La tela es el objeto de deseo. Aquello que todos, por diversos motivos, anhelan. Arte, dinero, revancha, amor, odio… todo ello confluye hacia la tela que se nos dice no tiene bordes y es --¿será necesario decirlo?—como la vida. Fluye y se escapa y al final vuelve a comenzar. Círculo completo. Por eso no debe sorprendernos lo que sucede al final con ella (quien no haya leído la novela quizá no quiera leer la oración siguiente, pero a decir verdad es bastante esperable). Convertida en humo y ceniza –a excepción del rollo perdido—la pintura solo puede ser apreciada en su reproducción digital, en la copia que de ella se despliega en el Museo en Holanda. Tal vez como imagen sea un tanto obvia, pero no por ello menos poderosa: todo se desvanece literalmente en el aire, pero, entonces, ¿qué hacemos con el residuo, con la reproducción que permanece? Por suerte, Salvatierra no intenta responder directamente. Como recomendara James, se dedica a mostrar lo que está ahí y es tarea nuestra la de descifrar y descubrir los sentidos que (quizá) estén ahí.



Y está también la mudez del padre, quien habla a través de su obra (en un pasaje lleno de ternura, Miguel describe la parte de la tela que narra el momento en que él deja el campo y parte a la ciudad. Nunca se siente tan querido…). La mudez aparece también en El año del desierto (de la que hablaré pronto en estas páginas). Es, creo, una manera de mostrarnos el paradójico poder de la palabra, de la literatura. Juan Salvatierra no habla, sino pinta; Miguel narra, le devuelve las letras al silencio de su padre. Claro: él habla por su padre, lo intenta explicar y al hacerlo, se explica a sí mismo (no se encuentra, necesariamente, porque la literatura nunca deja de ser una búsqueda; podemos hallar la solución el misterio, descubrir donde se encuentra la tela perdida, pero eso solo nos obliga a continuar nuestra búsqueda—la tela que uno su fin al inicio…). La mudez muchas veces funciona como antesala de la profecía (otra forma del arte): una suerte de misticismo que contrasta con una era en la que todo se dice, todo se escucha, todo el tiempo, en que la realidad está siempre ahí, presentada, representada, virtualizadam hablada... Salvatierra detiene el tiempo (que es el tiempo del campo, del pasado que no pasa, que sigue ahí en su ritmo diferente, algo que también recurrirá en El año…) y nos obliga a la reflexión de la velocidad que nos atraviesa.
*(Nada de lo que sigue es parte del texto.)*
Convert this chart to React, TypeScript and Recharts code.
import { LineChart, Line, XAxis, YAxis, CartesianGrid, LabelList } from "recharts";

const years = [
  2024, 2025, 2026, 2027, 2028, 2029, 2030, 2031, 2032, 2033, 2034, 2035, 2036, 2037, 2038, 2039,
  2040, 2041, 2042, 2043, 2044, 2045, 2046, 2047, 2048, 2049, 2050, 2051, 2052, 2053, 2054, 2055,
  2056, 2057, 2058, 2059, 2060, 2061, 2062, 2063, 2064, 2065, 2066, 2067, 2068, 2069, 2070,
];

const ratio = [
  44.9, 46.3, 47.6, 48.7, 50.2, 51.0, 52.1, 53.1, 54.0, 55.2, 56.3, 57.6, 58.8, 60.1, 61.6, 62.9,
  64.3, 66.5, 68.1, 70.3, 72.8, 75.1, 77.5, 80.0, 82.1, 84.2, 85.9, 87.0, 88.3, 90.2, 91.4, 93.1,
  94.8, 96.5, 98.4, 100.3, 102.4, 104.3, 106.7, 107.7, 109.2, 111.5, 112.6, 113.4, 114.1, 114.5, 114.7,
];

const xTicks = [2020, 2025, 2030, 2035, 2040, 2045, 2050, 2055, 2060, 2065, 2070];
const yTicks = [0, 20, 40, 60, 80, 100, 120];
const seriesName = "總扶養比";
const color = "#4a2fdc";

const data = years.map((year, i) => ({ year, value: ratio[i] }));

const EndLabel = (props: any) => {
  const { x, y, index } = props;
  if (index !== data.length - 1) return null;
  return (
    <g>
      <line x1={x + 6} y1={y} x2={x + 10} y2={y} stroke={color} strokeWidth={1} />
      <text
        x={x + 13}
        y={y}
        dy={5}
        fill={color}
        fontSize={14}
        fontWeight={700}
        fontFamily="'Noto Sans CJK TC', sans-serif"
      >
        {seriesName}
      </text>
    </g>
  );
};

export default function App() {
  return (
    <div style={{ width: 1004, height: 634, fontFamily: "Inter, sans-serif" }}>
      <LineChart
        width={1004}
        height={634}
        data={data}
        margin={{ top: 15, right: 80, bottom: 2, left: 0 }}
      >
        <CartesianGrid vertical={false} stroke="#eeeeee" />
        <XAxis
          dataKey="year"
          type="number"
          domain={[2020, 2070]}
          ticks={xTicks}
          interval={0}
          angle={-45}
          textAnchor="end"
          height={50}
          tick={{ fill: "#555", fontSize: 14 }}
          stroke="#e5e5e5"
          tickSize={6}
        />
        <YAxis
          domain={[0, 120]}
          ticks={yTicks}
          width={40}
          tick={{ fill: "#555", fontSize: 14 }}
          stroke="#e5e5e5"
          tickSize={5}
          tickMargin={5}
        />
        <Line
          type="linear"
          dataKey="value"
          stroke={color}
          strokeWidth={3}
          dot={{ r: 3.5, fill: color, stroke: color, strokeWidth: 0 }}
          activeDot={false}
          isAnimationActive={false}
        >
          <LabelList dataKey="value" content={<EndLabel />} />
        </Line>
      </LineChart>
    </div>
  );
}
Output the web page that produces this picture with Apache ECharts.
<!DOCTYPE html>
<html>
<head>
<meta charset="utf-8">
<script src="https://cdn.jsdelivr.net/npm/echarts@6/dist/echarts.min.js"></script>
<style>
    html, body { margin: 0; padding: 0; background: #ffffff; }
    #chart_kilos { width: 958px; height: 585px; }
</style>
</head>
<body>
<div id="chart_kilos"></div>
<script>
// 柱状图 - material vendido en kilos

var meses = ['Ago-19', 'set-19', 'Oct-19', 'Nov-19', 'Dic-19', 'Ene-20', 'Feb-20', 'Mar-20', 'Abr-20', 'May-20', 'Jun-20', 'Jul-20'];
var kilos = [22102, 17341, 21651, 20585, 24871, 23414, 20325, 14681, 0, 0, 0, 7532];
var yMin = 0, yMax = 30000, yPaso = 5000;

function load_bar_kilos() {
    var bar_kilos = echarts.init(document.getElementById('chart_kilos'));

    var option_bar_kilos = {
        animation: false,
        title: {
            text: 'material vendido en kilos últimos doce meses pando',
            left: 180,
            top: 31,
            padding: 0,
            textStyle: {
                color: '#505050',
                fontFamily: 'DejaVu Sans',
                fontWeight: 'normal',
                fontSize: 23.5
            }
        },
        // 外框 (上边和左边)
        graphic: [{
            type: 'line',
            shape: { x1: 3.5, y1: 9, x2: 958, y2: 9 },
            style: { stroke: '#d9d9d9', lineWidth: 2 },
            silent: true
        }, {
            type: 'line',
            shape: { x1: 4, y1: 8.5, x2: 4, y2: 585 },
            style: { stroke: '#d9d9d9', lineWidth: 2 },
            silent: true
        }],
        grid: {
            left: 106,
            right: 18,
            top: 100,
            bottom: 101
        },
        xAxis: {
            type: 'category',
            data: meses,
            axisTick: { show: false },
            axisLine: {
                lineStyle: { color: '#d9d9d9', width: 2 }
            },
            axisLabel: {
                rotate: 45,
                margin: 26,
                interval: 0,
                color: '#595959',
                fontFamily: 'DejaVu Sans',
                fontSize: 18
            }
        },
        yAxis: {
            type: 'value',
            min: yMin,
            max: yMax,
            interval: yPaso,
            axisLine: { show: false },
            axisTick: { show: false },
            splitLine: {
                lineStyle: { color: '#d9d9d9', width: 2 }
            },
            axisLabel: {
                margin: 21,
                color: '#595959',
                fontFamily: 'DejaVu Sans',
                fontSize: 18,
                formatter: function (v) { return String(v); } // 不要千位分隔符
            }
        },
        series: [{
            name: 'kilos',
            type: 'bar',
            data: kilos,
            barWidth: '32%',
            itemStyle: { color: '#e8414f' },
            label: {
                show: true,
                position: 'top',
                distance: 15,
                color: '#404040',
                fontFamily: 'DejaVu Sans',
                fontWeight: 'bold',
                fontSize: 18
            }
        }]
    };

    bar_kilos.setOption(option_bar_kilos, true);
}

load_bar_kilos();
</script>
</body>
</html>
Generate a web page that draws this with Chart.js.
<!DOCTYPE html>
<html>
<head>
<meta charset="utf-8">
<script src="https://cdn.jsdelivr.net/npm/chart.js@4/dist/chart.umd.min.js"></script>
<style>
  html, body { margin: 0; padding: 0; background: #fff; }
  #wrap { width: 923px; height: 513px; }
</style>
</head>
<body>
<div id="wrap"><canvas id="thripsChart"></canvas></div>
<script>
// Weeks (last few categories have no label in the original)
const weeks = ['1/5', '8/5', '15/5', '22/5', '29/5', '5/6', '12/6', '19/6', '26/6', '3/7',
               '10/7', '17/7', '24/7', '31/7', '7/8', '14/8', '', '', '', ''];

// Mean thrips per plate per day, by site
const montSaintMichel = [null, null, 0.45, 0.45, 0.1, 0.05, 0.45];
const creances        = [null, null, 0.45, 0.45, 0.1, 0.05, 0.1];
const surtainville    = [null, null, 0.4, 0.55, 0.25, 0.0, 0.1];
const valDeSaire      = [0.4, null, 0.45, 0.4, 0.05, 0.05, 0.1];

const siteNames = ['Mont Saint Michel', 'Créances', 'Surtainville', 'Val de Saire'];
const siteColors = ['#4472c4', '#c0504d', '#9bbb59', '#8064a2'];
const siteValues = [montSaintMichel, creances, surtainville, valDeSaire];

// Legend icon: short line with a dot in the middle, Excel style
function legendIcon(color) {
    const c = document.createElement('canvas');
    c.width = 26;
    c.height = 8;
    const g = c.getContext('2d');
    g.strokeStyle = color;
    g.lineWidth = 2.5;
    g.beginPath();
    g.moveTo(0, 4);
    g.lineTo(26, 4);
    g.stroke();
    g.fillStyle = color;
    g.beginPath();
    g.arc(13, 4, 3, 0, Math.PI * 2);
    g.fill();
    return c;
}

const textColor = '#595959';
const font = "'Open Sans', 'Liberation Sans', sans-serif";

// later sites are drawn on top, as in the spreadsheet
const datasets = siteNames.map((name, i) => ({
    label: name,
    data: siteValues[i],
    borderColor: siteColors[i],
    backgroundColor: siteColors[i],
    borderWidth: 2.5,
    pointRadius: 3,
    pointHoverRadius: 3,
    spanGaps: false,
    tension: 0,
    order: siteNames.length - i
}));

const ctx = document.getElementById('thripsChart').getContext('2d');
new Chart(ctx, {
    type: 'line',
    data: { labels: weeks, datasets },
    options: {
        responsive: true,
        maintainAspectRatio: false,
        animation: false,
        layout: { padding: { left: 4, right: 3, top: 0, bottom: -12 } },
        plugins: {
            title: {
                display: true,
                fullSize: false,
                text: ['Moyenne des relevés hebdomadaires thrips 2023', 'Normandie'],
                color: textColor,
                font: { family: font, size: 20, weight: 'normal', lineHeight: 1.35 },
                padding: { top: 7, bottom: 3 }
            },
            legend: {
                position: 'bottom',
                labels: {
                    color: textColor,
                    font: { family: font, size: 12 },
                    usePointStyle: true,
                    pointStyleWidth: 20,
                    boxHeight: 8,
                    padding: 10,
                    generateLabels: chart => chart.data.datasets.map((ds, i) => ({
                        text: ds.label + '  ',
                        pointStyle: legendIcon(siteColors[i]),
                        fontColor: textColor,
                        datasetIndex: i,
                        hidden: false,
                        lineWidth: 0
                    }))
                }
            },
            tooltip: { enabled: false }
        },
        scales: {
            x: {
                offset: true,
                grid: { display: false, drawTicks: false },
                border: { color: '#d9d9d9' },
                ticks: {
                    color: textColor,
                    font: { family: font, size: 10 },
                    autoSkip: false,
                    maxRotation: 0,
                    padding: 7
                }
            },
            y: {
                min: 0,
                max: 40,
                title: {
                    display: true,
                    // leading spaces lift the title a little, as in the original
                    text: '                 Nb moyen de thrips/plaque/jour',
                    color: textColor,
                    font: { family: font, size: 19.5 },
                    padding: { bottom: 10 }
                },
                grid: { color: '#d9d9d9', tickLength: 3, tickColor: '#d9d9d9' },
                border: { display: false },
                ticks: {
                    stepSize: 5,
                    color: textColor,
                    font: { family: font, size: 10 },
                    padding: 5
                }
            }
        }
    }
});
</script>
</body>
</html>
Entonces, se pregunta hacia el final el narrador, ¿quién había sido mi padre? (y quizá podría haber dicho vine a Barrancales porque aquí vivió mi padre). Aquel hombre que siguió un camino diferente al de sus hermanos (y a quien resulta que la va mejor a fin de cuentas en la vida que a sus hermanos que fueron educados en la violencia de una masculinidad típica); el empleado de correos cuyo trabajo es recibir y repartir letras… el artista que pintó la vida y la convirtió en un espejo para el narrador…



Y, por supuesto (Mairal no puede evitar que la literatura se meta en su literatura), tintes de tragedia griega emergen al final, medios hermanos que se descubren tras el silencio, saberes de otro tiempo y otros colores. Pero al final, con todo (y contra todo), se abre una pequeña ventana al futuro. Miguel va junto a su hijo Gastón al museo en Amsterdam. Y ahí ven, se dan cuenta por vez primera, que no había fin… Y luego será el turno de Gastón de buscar descubrir quién fue Miguel y, tal vez, pueda hallar en las palabras de este los secretos que la pintura reveló para su abuelo.